The ex-prince of pugilism, Mike Tyson, was 23 years old and until that fateful night had enjoyed a stranglehold on his opposition. Soft-drink manufacturers coveted his endorsement and no right-minded sports fan would dare forecast an end to his reign. But after 10 rounds of padded combat, the Popeye of pop culture had fallen. The thud was heard round the world, or at least in that not-insignificant fraction which has heard of Mike Tyson.

So what does it all mean? Taken at face value, the victory was just one of the two possible outcomes when a pair of grown men descend to bestial combat and carniverous promotional dealings. But there's a higher significance to the sport, or at least to this particular match.

Laudably, Douglas tried to come to terms with this transcendent meaning. "Chalk one up for the small man," he said after the fight.

At first, this statement sounds simply absurd: The "small" Douglas is 6'4" and 231 pounds.

It would be dangerous, however, to dismiss the words of this self-proclaimed lightweight too quickly. He understands small not physically, but in the sense of an underdog, an unlikely victor. This he certainly was--the Las Vegas bookies considered him such a longshot that they wouldn't even set odds on the match.

So with a series of calculated jabs and uppercuts, Douglas earned himself the title of heavyweight champion. And with these well-chosen words after the match, he crowned himself Prince of the Unlikely.

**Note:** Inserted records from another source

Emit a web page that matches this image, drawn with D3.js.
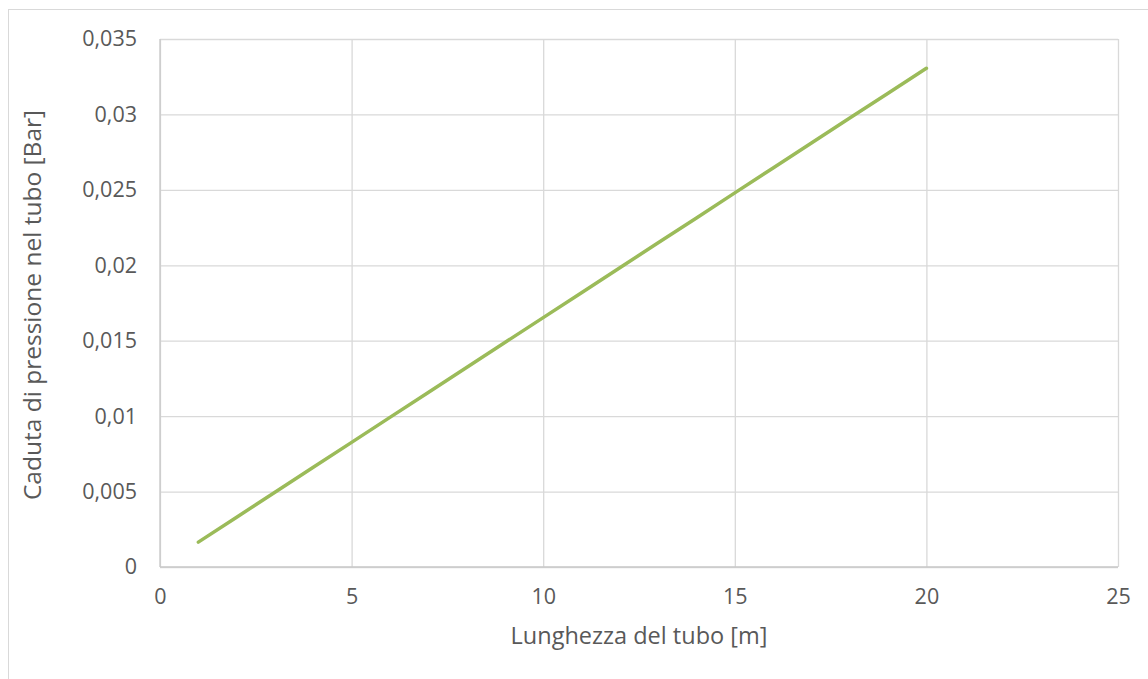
<!DOCTYPE html>
<html>
<head>
<meta charset="utf-8">
<script src="https://cdn.jsdelivr.net/npm/d3@7"></script>
<style>
  html, body { margin: 0; padding: 0; background: #fff; }
  svg { display: block; }
  text { font-family: "Open Sans", "Liberation Sans", sans-serif; fill: #595959; }
</style>
</head>
<body>
<svg id="chart" width="1148" height="679"></svg>
<script>
// Pressure drop along the pipe
const lengths = [1, 2, 3, 4, 5, 6, 7, 8, 9, 10, 11, 12, 13, 14, 15, 16, 17, 18, 19, 20];
const pressureDrop = [0.00165, 0.0033, 0.00496, 0.00661, 0.00826, 0.00992, 0.01157, 0.01322, 0.01488, 0.01653,
                      0.01818, 0.01984, 0.02149, 0.02314, 0.0248, 0.02645, 0.0281, 0.02976, 0.03141, 0.03306];
const xTicks = [0, 5, 10, 15, 20, 25];
const yTicks = [0, 0.005, 0.01, 0.015, 0.02, 0.025, 0.03, 0.035];
const xTitle = "Lunghezza del tubo [m]";
const yTitle = "Caduta di pressione nel tubo [Bar]";

const svg = d3.select("#chart");
const plot = { left: 160, right: 1118, top: 39, bottom: 567 };

const x = d3.scaleLinear().domain([0, 25]).range([plot.left, plot.right]);
const y = d3.scaleLinear().domain([0, 0.035]).range([plot.bottom, plot.top]);

const fmt = v => String(+v.toFixed(3)).replace(".", ",");

// Outer chart frame
svg.append("rect")
  .attr("x", 8.5).attr("y", 9.5)
  .attr("width", 1200).attr("height", 720)
  .attr("fill", "none").attr("stroke", "#d9d9d9").attr("stroke-width", 1);

// Horizontal gridlines and y tick labels
const yAxis = d3.axisLeft(y).tickValues(yTicks).tickFormat(fmt)
  .tickSize(-(plot.right - plot.left)).tickPadding(23);
const gy = svg.append("g").attr("transform", `translate(${plot.left},0)`).call(yAxis);
gy.select(".domain").remove();
gy.selectAll(".tick line").attr("stroke", "#d9d9d9").attr("stroke-width", 1.3);
gy.selectAll(".tick text").attr("font-size", 21.5).attr("fill", "#595959")
  .style("font-family", "'Open Sans', sans-serif");

// Vertical gridlines and x tick labels
const xAxis = d3.axisBottom(x).tickValues(xTicks).tickFormat(d => d)
  .tickSize(-(plot.bottom - plot.top)).tickPadding(22);
const gx = svg.append("g").attr("transform", `translate(0,${plot.bottom})`).call(xAxis);
gx.select(".domain").remove();
gx.selectAll(".tick line").attr("stroke", "#d9d9d9").attr("stroke-width", 1.3);
gx.selectAll(".tick text").attr("font-size", 21.5).attr("fill", "#595959")
  .style("font-family", "'Open Sans', sans-serif");

// Axis lines (left and bottom) slightly darker
svg.append("line").attr("x1", plot.left).attr("x2", plot.left)
  .attr("y1", plot.top).attr("y2", plot.bottom)
  .attr("stroke", "#c8c8c8").attr("stroke-width", 1.3);
svg.append("line").attr("x1", plot.left).attr("x2", plot.right)
  .attr("y1", plot.bottom).attr("y2", plot.bottom)
  .attr("stroke", "#c8c8c8").attr("stroke-width", 1.3);

// Data line
const line = d3.line().x((d, i) => x(lengths[i])).y(d => y(d));
svg.append("path")
  .datum(pressureDrop)
  .attr("d", line)
  .attr("fill", "none")
  .attr("stroke", "#9bbb59")
  .attr("stroke-width", 3.5)
  .attr("stroke-linecap", "round")
  .attr("stroke-linejoin", "round");

// Axis titles
svg.append("text")
  .attr("x", (plot.left + plot.right) / 2).attr("y", 644)
  .attr("text-anchor", "middle").attr("font-size", 23.5)
  .text(xTitle);

svg.append("text")
  .attr("transform", `translate(41,${(plot.top + plot.bottom) / 2 + 2}) rotate(-90)`)
  .attr("text-anchor", "middle").attr("font-size", 24.5)
  .text(yTitle);
</script>
</body>
</html>
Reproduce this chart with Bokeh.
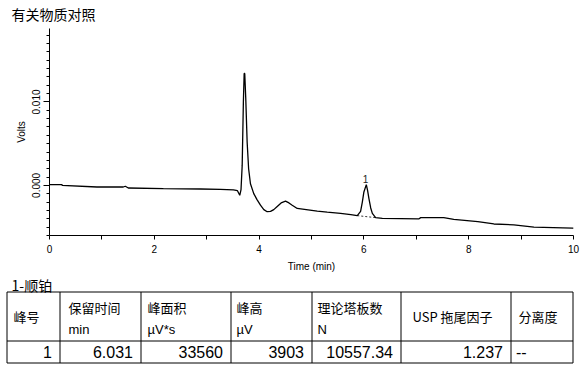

UNLIKELY is a very 90s thing to be. Until recently, it was very declasse; the last decade was all about winners, not losers; it was about the sure bet and not the slim chance. The Mets were cool; the Pirates were not. Michael Milken was cool; New York City vagrants were (according to their mayor) definitely not. Defense spending was cool; fighting drugs seriously was not.

Even before Douglas terminated the self-assured domination of one 80s winner, other underdogs had already started the trend. They are the oppressed subjects of Soviet communism, and just like Douglas on that Saturday evening, they suddenly found themselves in a very unfamiliar and unlikely position. He was the unlikely champ; they were the surprise demonstrators.

But enough straining the metaphor; the fight was important in itself and needs no lofty comparisons to justify the media klieg lights trained on it. For the future, aficionados should keep an eye on Douglas, the new champion on the bloc. Just because a new face has replaced the old and interminable domination has ended doesn't mean we should hail the arrival of a boxing Era of Equity. Buster Douglas is champ, but the world is not necessarily a better place for his victory. Lots of things could happen from here, and many of them are rather forbidding prospects.

What if this Douglas character turns out to be just as dominating as his predecessor? What if he ruthlessly crushes all opposition with barely a swipe, nary a bead of sweat? For some reason, these questions sound rather familiar.

But it gets worse. Douglas's reign could turn out to be corrupt, full of devious back-door promotional dealings in New York and rigged fights in Vegas. Another prospect--frightening for the new victor, of course--is the return of the dethroned champ with a vengeance. The old guard is down, but not yet out.

It's too easy to be overwhelmed by the appearance of change. Sad to say, changing the name of the champ doesn't always change the way the game is played.